The drug treatment programs are thought to be associated with lower recidivism rates. However, in February 2007 the California Office of the Inspector General concluded "Numerous studies show that despite an annual cost of $36 million, the Department of Corrections and Rehabilitation’s in-prison substance abuse treatment programs have little or no impact on recidivism."

However, the report specifically mentioned the "Quest male civil addict program" at CRC, for which "12-month recidivism rates... were lower for non-participants than for participants." The efficacy of in-prison substance abuse treatment is based on voluntary participation, segregation from the general population and participation in aftercare. When these three aspects were in place at another California prison, three year recidivism was dropped from 75% to 27%.

The center runs an actors studio called the Actors' Gang program. The studio participates in Commedia dell'arte, overseen by Tim Robbins and Sabra Williams.

==History==
On the site where CRC now stands, the 700 acre Lake Norconian Resort opened in 1929 as "the opulent playground of some of Hollywood's biggest names." The Norconian hotel closed in 1940, then served as a Navy hospital between 1941 and 1957. "The old Norconian and several of the newer outlying buildings were turned over to the state" to create CRC, and the first inmates arrived in January 1963; however, in 2002 "CRC vacated the building after learning it had to be seismically retrofitted." Efforts are underway to preserve the hotel.

There are persistent stories among CRC inmates and some staff that the abandoned Norconian hotel was used for the cover artwork for the Eagles' album Hotel California. These stories claim that the front cover shot, and/or the rear cover interior shot were taken at the hotel. This has contributed to the prison's nickname of "Hotel California" among inmates throughout the California prison system.

As of 2006, although CRC was considered "one of California's best prisons," it was overcrowded, was "under nearly constant lockdown to prevent fights," had buildings "so antiquated that the electricity is shut off during rainstorms so the prisoners aren't electrocuted," had a "three-month-long waiting list" for its drug rehabilitation program, and was "short 75 guards." In March 2007 Governor Arnold Schwarzenegger visited the prison, citing its "huge overcrowding problem" in a speech on his "prison and county jail-building program."

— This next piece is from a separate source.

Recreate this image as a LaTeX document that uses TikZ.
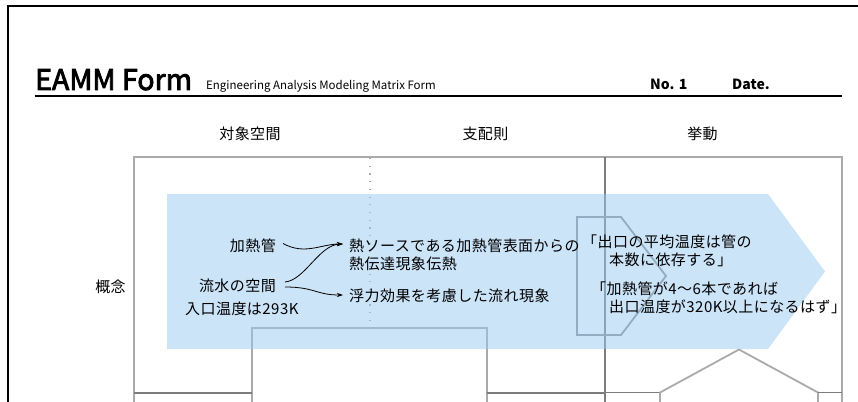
\documentclass[tikz,border=0pt]{standalone}
\usepackage{fontspec}
\setmainfont{Noto Sans CJK JP}
\newfontfamily\bodyfont[LetterSpace=3]{Noto Sans CJK JP}
\newfontfamily\titlefont[FakeBold=3]{Noto Sans CJK JP}
\usetikzlibrary{arrows.meta,calc}
\definecolor{lightline}{RGB}{170,170,170}
\definecolor{darkline}{RGB}{125,125,125}
\definecolor{bluearrow}{RGB}{153,201,242}
\tikzset{
  lightbox/.style={draw=lightline,line width=1.8pt},
  darkbar/.style={draw=darkline,line width=2.5pt},
  body/.style={inner sep=0pt,font=\bodyfont\fontsize{15}{18}\selectfont},
  header/.style={inner sep=0pt,font=\bodyfont\fontsize{15}{18}\selectfont},
  conn/.style={line width=0.8pt,-{Stealth[length=6pt,width=4pt]}},
}
\begin{document}
\begin{tikzpicture}[x=1pt,y=-1pt]
\useasboundingbox (0,0) rectangle (858,401);
% outer frame
\draw[line width=2pt] (8,402) -- (8,6) -- (860,6);
% title
\node[inner sep=0pt,anchor=base west,font=\titlefont\fontsize{28.5}{30}\selectfont] (title) at (35,90) {EAMM Form};
\node[inner sep=0pt,anchor=base west,font=\fontsize{11.5}{13}\selectfont] (subtitle) at (206,90) {Engineering Analysis Modeling Matrix Form};
\node[inner sep=0pt,anchor=base west,font=\fontsize{14}{16}\selectfont\bfseries] (no) at (650,90) {No. 1};
\node[inner sep=0pt,anchor=base west,font=\fontsize{14}{16}\selectfont\bfseries] (date) at (732,90) {Date.};
\draw[line width=1.2pt] (35,96) -- (842,96);
% headers
\node[header] (h1) at (250,134) {対象空間};
\node[header] (h2) at (485.5,134) {支配則};
\node[header] (h3) at (702.5,134) {挙動};
\node[header] (row) at (110.5,287) {概念};
% matrix lines
\draw[lightbox] (134,402) -- (134,157) -- (842,157) -- (842,402);
\draw[draw=lightline,line width=1.2pt,dash pattern=on 1.2pt off 6.5pt] (370,158) -- (370,322);
\draw[darkbar] (605,157) -- (605,402);
% lower row
\draw[lightbox] (252,402) -- (252,328) -- (487,328) -- (487,402);
\draw[darkbar] (134,393) -- (252,393);
\draw[darkbar] (487,393) -- (605,393);
\draw[draw=darkline,line width=1.5pt] (605,392.5) -- (660,392.5);
\draw[lightbox] (660,402) -- (660,392.5) -- (739,349.5) -- (818,392.5) -- (818,402);
\draw[draw=darkline,line width=1.5pt] (818,392.5) -- (842,392.5);
% chevron
\draw[draw=darkline!85,line width=1.8pt] (577,217) -- (621,217) -- (666,276) -- (621,335) -- (577,335) -- cycle;
% big blue arrow
\fill[bluearrow,fill opacity=0.5] (167,194) -- (768,194) -- (825,271.5) -- (768,349) -- (167,349) -- cycle;
% texts
\node[body,anchor=east] (kan) at (276,245.5) {加熱管};
\node[body,anchor=east] (ryu) at (276,285.5) {流水の空間};
\node[body,anchor=west] (iri) at (185,309) {入口温度は293K};
\node[body,anchor=west] (netsu) at (349,245.5) {熱ソースである加熱管表面からの};
\node[body,anchor=west] (netsu2) at (349,264) {熱伝達現象伝熱};
\node[body,anchor=west] (fu) at (349,296) {浮力効果を考慮した流れ現象};
\node[body,anchor=west] (b1) at (582,241.5) {「出口の平均温度は管の};
\node[body,anchor=west] (b2) at (609,260) {本数に依存する」};
\node[body,anchor=west] (b3) at (591,288.5) {「加熱管が4〜6本であれば};
\node[body,anchor=west] (b4) at (609,306.5) {出口温度が320K以上になるはず」};
% connectors
\draw[conn] ($(kan.east)+(7,-2)$) .. controls +(22,12) and +(-22,0) .. ($(netsu.west)+(-6,-1.5)$);
\draw[conn] ($(ryu.east)+(9,-3.5)$) .. controls +(20,-2) and +(-24,1) .. ($(netsu.west)+(-6,-1.5)$);
\draw[conn] ($(ryu.east)+(9,1.5)$) .. controls +(30,0) and +(-27,0) .. ($(fu.west)+(-6,-1)$);
\end{tikzpicture}
\end{document}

Although CRC had been "the only California prison to house both men and women," in April 2007 the women's wing of CRC was closed "to make room for more men" and because "the aging facility did not have the space needed to properly care for female inmates." About 800 female CRC inmates were moved to California Institution for Women, Central California Women's Facility, and Valley State Prison for Women. On April 22, 2019, a Northrop N-9M aircraft crashed in the grounds of the facility, killing its pilot. There were no ground casualties. In August 2025, it was announced that the California Rehabilitation Center would be closed by Fall 2026. The complete shutdown of the CRC is expected to reduce the state's annual General Fund expenditures by roughly $150 million.

==Notable inmates==
- Archie Bryant – Currently serving a 16 year sentence for his part in the conspiracy to commit murder case of Sunny Han.
- Tim Lambesis – Pled guilty to soliciting the murder of his wife, released on parole after serving two years of his six year sentence.
- Kellen Winslow II- Former NFL player and a first round draft pick by the Cleveland Browns. On February 19, 2021, Winslow agreed and accepted a 14-year prison sentence for one count of rape and two counts of assault.